The Minnesota Department of Human Services, which oversees the state's child protection system, will keep tabs on the county's review, a spokeswoman said.

The case has aroused alarm among child welfare advocates and residents of the south Minneapolis community where the girls lived and attended school.

According to court documents, Jerry Lee Curry, 52, kept his developmentally delayed daughters chained to a bedroom door for days at a time; beat and raped them; and allegedly allowed drug dealers to have sex with them in exchange for crack cocaine. The chains were so tight around one girl's ankles that she developed gangrene and had to undergo surgery, court records show.

Clinicians who examined the twins and their multiple scars concluded they had been subjected to abuse that was "clinically diagnostic of torture," court records show.

The abuse went largely undiscovered for years until one of the twins ran away last May and described her ordeal to workers at a shelter. When police finally entered the house, they discovered what they called a "sex chamber," with pornographic videos and a heavy wooden paddle wrapped in tape. It was later determined that Curry fathered two children with one of the twin girls.

Court records indicate that as far back as 2013, Hennepin County child protection workers knew of possible abuse in the home. One of the children reported that Curry struck her in the back of the head with his fist, and then banged a sibling's head on the countertop. A third, younger child in the home reported being punched in the face multiple times, court records show.

Even so, the county did not open a formal maltreatment investigation. Instead, the case was put on what is called a "family assessment" track, a less-confrontational approach intended to keep families together. The county offered the family support services, but the children's mother, Shelia Machelle Wilson, 48, declined, according to court records.

At a community forum last week, a number of neighbors said they repeatedly reported problems at the family's small blue house on the 4200 block of 17th Av. S. They questioned why authorities did not act sooner to rescue the siblings. Records show that police visited the house more than 50 times for multiple reports of domestic violence and missing children.

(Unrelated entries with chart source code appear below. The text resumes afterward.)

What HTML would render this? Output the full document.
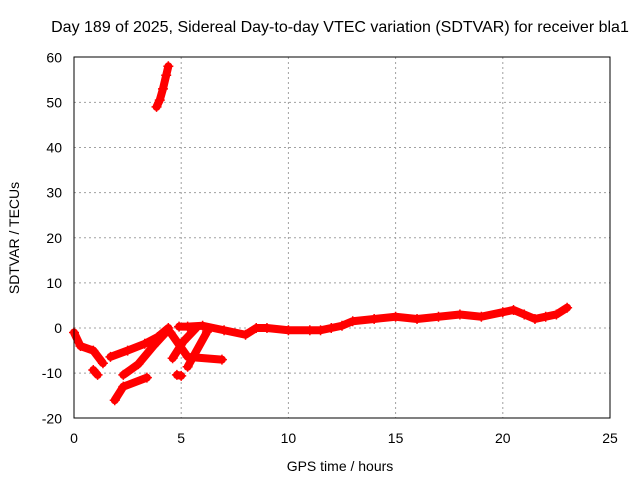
<!DOCTYPE html>
<html><head><meta charset="utf-8"><style>
body{margin:0;background:#fff}
svg text{font-family:"Liberation Sans",sans-serif;font-size:14px;fill:#000}
</style></head><body>
<svg width="640" height="480">
<rect width="640" height="480" fill="#fff"/>
<g id="grid"></g><g id="marks"></g><g id="axes"></g>
<text x="340" y="32" text-anchor="middle" style="font-size:16px">Day 189 of 2025, Sidereal Day-to-day VTEC variation (SDTVAR) for receiver bla1</text>
<text x="340" y="471" text-anchor="middle">GPS time / hours</text>
<text transform="translate(19,238) rotate(-90)" text-anchor="middle">SDTVAR / TECUs</text>
</svg>
<script>
const xTicks=[0,5,10,15,20,25];
const yTicks=[-20,-10,0,10,20,30,40,50,60];
const track1=[[3.85,49],[4.0,50.5],[4.15,53],[4.3,56],[4.4,58]];
const track2=[[4.9,0.3],[5.3,0.3],[6,0.5],[7,-0.5],[8,-1.5],[8.5,0],[9,0],[10,-0.5],[11,-0.5],[11.5,-0.5],[12,0],[12.5,0.5],[13,1.5],[14,2],[15,2.5],[16,2],[17,2.5],[18,3],[19,2.5],[20,3.5],[20.5,4],[21,3],[21.5,2],[22,2.5],[22.5,3],[23,4.5]];
const track3=[[0,-1],[0.3,-4],[0.9,-5],[1.35,-7.8]];
const track4=[[1.7,-6.4],[2.5,-5],[3.3,-3.5],[3.9,-2],[4.4,0]];
const track5=[[2.3,-10.4],[3,-8],[3.7,-4],[4.3,-0.9]];
const track6=[[1.9,-16],[2.3,-13],[3.4,-11]];
const track7=[[0.9,-9.3],[1.1,-10.4]];
const track8=[[4.5,-1],[5.3,-6.4],[6.9,-7]];
const track9=[[4.6,-6.7],[5.1,-3],[5.7,0]];
const track10=[[5.3,-8.6],[6.2,-0.9]];
const track11=[[4.8,-10.4],[5.0,-10.6]];
const tracks=[track1,track2,track3,track4,track5,track6,track7,track8,track9,track10,track11];
const X=v=>74+v*(610-74)/25, Y=v=>328-v*(418-57)/80;
const NS='http://www.w3.org/2000/svg';
function mk(t,a,p){const e=document.createElementNS(NS,t);for(const k in a)e.setAttribute(k,a[k]);p.appendChild(e);return e;}
const grid=document.getElementById('grid'),axes=document.getElementById('axes'),marks=document.getElementById('marks');
xTicks.forEach(t=>{
 if(t>0&&t<25){const l=mk('line',{x1:X(t),x2:X(t),y1:57,y2:418,stroke:'#a0a0a0','stroke-dasharray':'2,3'},grid);
 
 }
 const tx=mk('text',{x:X(t),y:443,'text-anchor':'middle'},axes);tx.textContent=t;
 
 
});
yTicks.forEach(t=>{
 if(t>-20&&t<60){const l=mk('line',{x1:74,x2:610,y1:Y(t),y2:Y(t),stroke:'#a0a0a0','stroke-dasharray':'2,3'},grid);
 
 }
 const tx=mk('text',{x:62,y:Y(t)+5,'text-anchor':'end'},axes);tx.textContent=t;
 
 
});
const fr=mk('rect',{x:74,y:57,width:536,height:361,fill:'none',stroke:'#000'},axes);


tracks.forEach(tr=>{
 const pl=mk('polyline',{points:tr.map(p=>X(p[0])+','+Y(p[1])).join(' '),fill:'none',stroke:'#f00','stroke-width':8,'stroke-linejoin':'round','stroke-linecap':'round'},marks);
 
 
 tr.forEach(p=>{
  const x=X(p[0]),y=Y(p[1]);
  const m=mk('path',{d:`M${x-5},${y}H${x+5}M${x},${y-5}V${y+5}`,stroke:'#f00','stroke-width':1.5},marks);
  
  
 });
});
</script>
</body></html>
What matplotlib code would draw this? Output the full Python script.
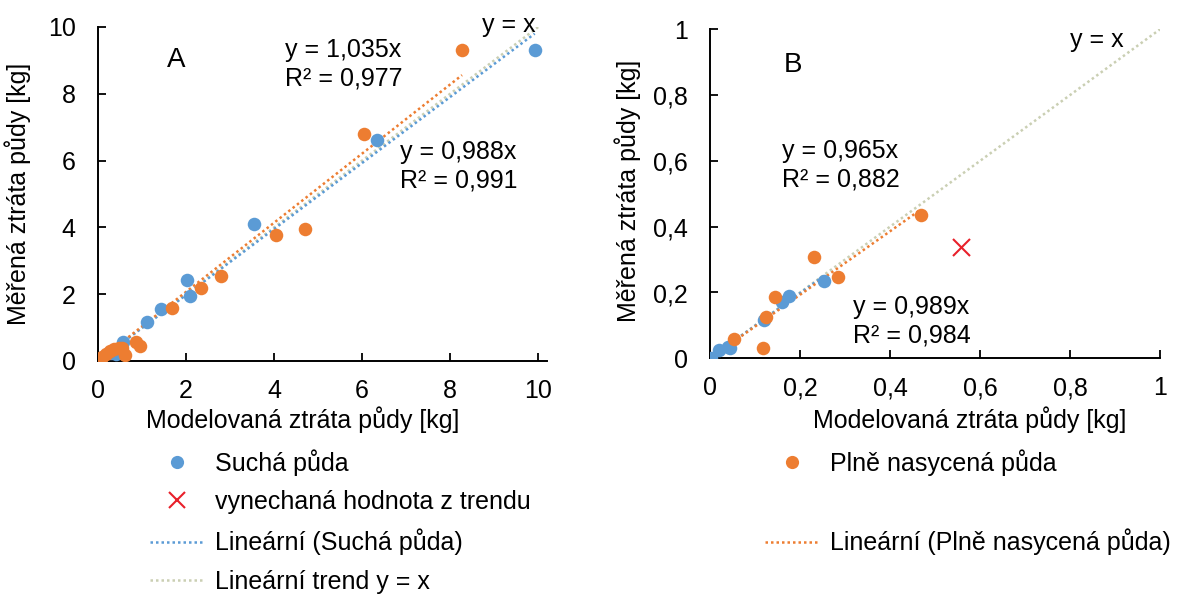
import matplotlib
matplotlib.use("Agg")
import matplotlib.pyplot as plt
from matplotlib.lines import Line2D
import numpy as np

plt.rcParams['font.family'] = ['Liberation Sans', 'DejaVu Sans']

# ---- Panel A data ----
a_dry_x = [9.92, 6.33, 3.54, 2.03, 2.08, 1.42, 1.11, 0.57, 0.42, 0.30, 0.02]
a_dry_y = [9.30, 6.61, 4.11, 2.42, 1.94, 1.55, 1.17, 0.57, 0.22, 0.25, 0.00]
a_sat_x = [8.27, 6.05, 4.05, 4.70, 2.80, 2.35, 1.69, 0.86, 0.95, 0.61,
           0.03, 0.10, 0.18, 0.27, 0.37, 0.47, 0.55]
a_sat_y = [9.30, 6.81, 3.76, 3.94, 2.53, 2.20, 1.60, 0.57, 0.44, 0.17,
           0.02, 0.12, 0.22, 0.30, 0.36, 0.40, 0.38]
a_slope_dry, a_slope_sat = 0.988, 1.035

# ---- Panel B data ----
b_dry_x = [0.002, 0.02, 0.04, 0.044, 0.12, 0.16, 0.175, 0.253]
b_dry_y = [0.000, 0.025, 0.035, 0.030, 0.115, 0.17, 0.19, 0.235]
b_sat_x = [0.469, 0.230, 0.285, 0.144, 0.124, 0.117, 0.053]
b_sat_y = [0.436, 0.307, 0.246, 0.187, 0.127, 0.032, 0.058]
b_out_x = [0.558]
b_out_y = [0.337]
b_slope_sat, b_slope_dry = 0.965, 0.989

BLUE = '#5B9BD5'
ORANGE = '#ED7D31'
RED = '#E8202A'
YX = '#CACFB3'
FS = 18

fig = plt.figure(figsize=(12.04, 5.97), dpi=100)
axA = fig.add_axes([98/1204, 1-361/597, 449/1204, 334/597])
axB = fig.add_axes([710/1204, 1-358.3/597, 450/1204, 329/597])

dot = (0, (1, 1.2))

def style(ax, xlim, ylim, xticks, yticks, xtl, ytl):
    ax.set_xlim(*xlim)
    ax.set_ylim(*ylim)
    for s in ['top', 'right']:
        ax.spines[s].set_visible(False)
    for s in ['left', 'bottom']:
        ax.spines[s].set_linewidth(1.4)
    ax.set_xticks(xticks)
    ax.set_yticks(yticks)
    ax.set_xticklabels(xtl)
    ax.set_yticklabels(ytl)
    ax.tick_params(direction='in', length=6, width=1.3, labelsize=FS)
    ax.tick_params(axis='y', pad=16)
    ax.tick_params(axis='x', pad=13)

# Panel A
axA.plot([0, 10], [0, 10], linestyle=dot, color=YX, lw=1.8, zorder=1)
axA.plot([0, max(a_dry_x)], [0, a_slope_dry*max(a_dry_x)], linestyle=dot, color=BLUE, lw=1.8, zorder=2)
axA.plot([0, max(a_sat_x)], [0, a_slope_sat*max(a_sat_x)], linestyle=dot, color=ORANGE, lw=1.8, zorder=2)
axA.scatter(a_dry_x, a_dry_y, s=95, color=BLUE, zorder=3, linewidths=0)
axA.scatter(a_sat_x, a_sat_y, s=95, color=ORANGE, zorder=4, linewidths=0)
style(axA, (0, 10.2), (0, 10), [0, 2, 4, 6, 8, 10], [0, 2, 4, 6, 8, 10],
      ['0', '2', '4', '6', '8', '10'], ['0', '2', '4', '6', '8', '10'])
axA.set_xlabel('Modelovaná ztráta půdy [kg]', fontsize=FS, va='center')
axA.xaxis.set_label_coords(0.455, -0.177)
axA.set_ylabel('Měřená ztráta půdy [kg]', fontsize=FS, va='center')
axA.yaxis.set_label_coords(-0.178, 0.5)
axA.text(1.57, 9.0, 'A', fontsize=FS+2, va='center', ha='left')
axA.text(4.25, 8.88, 'y = 1,035x\nR² = 0,977', fontsize=FS, va='center', ha='left', linespacing=1.22)
axA.text(6.86, 5.83, 'y = 0,988x\nR² = 0,991', fontsize=FS, va='center', ha='left', linespacing=1.22)
axA.text(8.73, 10.05, 'y = x', fontsize=FS, va='center', ha='left', clip_on=False)

# Panel B
axB.plot([0, 1], [0, 1], linestyle=dot, color=YX, lw=1.8, zorder=1)
axB.plot([0, max(b_dry_x)], [0, b_slope_dry*max(b_dry_x)], linestyle=dot, color=BLUE, lw=1.8, zorder=2)
axB.plot([0, max(b_sat_x)], [0, b_slope_sat*max(b_sat_x)], linestyle=dot, color=ORANGE, lw=1.8, zorder=2)
axB.scatter(b_dry_x, b_dry_y, s=95, color=BLUE, zorder=3, linewidths=0)
axB.scatter(b_sat_x, b_sat_y, s=95, color=ORANGE, zorder=4, linewidths=0)
axB.scatter(b_out_x, b_out_y, s=150, marker='x', color=RED, zorder=5, linewidths=1.5)
style(axB, (0, 1.0), (0, 1.0), [0, 0.2, 0.4, 0.6, 0.8, 1.0], [0, 0.2, 0.4, 0.6, 0.8, 1.0],
      ['0', '0,2', '0,4', '0,6', '0,8', '1'], ['0', '0,2', '0,4', '0,6', '0,8', '1'])
axB.set_xlabel('Modelovaná ztráta půdy [kg]', fontsize=FS, va='center')
axB.xaxis.set_label_coords(0.576, -0.188)
axB.set_ylabel('Měřená ztráta půdy [kg]', fontsize=FS, va='center')
axB.yaxis.set_label_coords(-0.183, 0.51)
axB.text(0.164, 0.89, 'B', fontsize=FS+2, va='center', ha='left')
axB.text(0.161, 0.587, 'y = 0,965x\nR² = 0,882', fontsize=FS, va='center', ha='left', linespacing=1.22)
axB.text(0.318, 0.113, 'y = 0,989x\nR² = 0,984', fontsize=FS, va='center', ha='left', linespacing=1.22)
axB.text(0.80, 0.967, 'y = x', fontsize=FS, va='center', ha='left', clip_on=False)

# Legends
hA = [Line2D([], [], ls='none', marker='o', ms=9.5, mec='none', color=BLUE),
      Line2D([], [], ls='none', marker='x', ms=11, mew=1.5, color=RED),
      Line2D([], [], ls=dot, lw=1.8, color=BLUE),
      Line2D([], [], ls=dot, lw=1.8, color=YX)]
lA = ['Suchá půda', 'vynechaná hodnota z trendu', 'Lineární (Suchá půda)', 'Lineární trend y = x']
fig.legend(hA, lA, loc='upper left', bbox_to_anchor=(150/1204, 1-449/597), frameon=False,
           fontsize=FS, handlelength=2.15, handletextpad=0.45, labelspacing=0.58,
           borderpad=0, borderaxespad=0)

hB = [Line2D([], [], ls='none', marker='o', ms=9.5, mec='none', color=ORANGE),
      Line2D([], [], ls='none'),
      Line2D([], [], ls=dot, lw=1.8, color=ORANGE),
      Line2D([], [], ls='none')]
lB = ['Plně nasycená půda', ' ', 'Lineární (Plně nasycená půda)', ' ']
fig.legend(hB, lB, loc='upper left', bbox_to_anchor=(765/1204, 1-449/597), frameon=False,
           fontsize=FS, handlelength=2.15, handletextpad=0.45, labelspacing=0.58,
           borderpad=0, borderaxespad=0)

fig.savefig('out.png', dpi=100)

"There were multiple agencies that really dropped the ball," said Minneapolis City Council Vice President Andrea Jenkins, who spoke at the meeting. "Either these agencies did not believe the reports [of abuse], or they really didn't rise to the level of creating some safety nets for these young women. Either way, there has to be some sort of analysis to identify the weak links in the system."

The case has already taken a toll on workers in Hennepin County's child protection division, which has been deluged with accusatory calls and e-mails since reports of the abuse surfaced last month.

"It's so easy to blame," DeCubellis said. "The amount of hate mail that we've got, and that our staff continue to get, is astronomical."

Still, county officials emphasized that their review is not intended to assign blame to any individual or agency. Instead, county authorities will meet with social workers and others who interacted with the family at critical points, and talk through their decisions, DeCubellis said.

The effort is part of a new, collaborative approach to reviewing extreme incidents of child maltreatment, rolled out since last summer by the Department of Human Services in response to a sharp rise in child fatalities from maltreatment. Statewide, about 1,500 county workers have been trained on using the new model to review child fatalities and near fatalities.

The goal of the approach is to examine how the system failed without creating an "atmosphere of fear" among those involved in the case, DeCubellis said.

Dr. Mark Hudson, a child abuse specialist and medical director of the Midwest Children's Resource Center in Minneapolis, said the case is a good one for the new form of review. "It has the ability to get at the people doing the work and finding out what was really going on, and what was driving the decisions that were made."

Added DeCubellis: "We want to understand, could we have done something different earlier? It's not about blaming any one person or entity. It's really about, how can we learn from this?"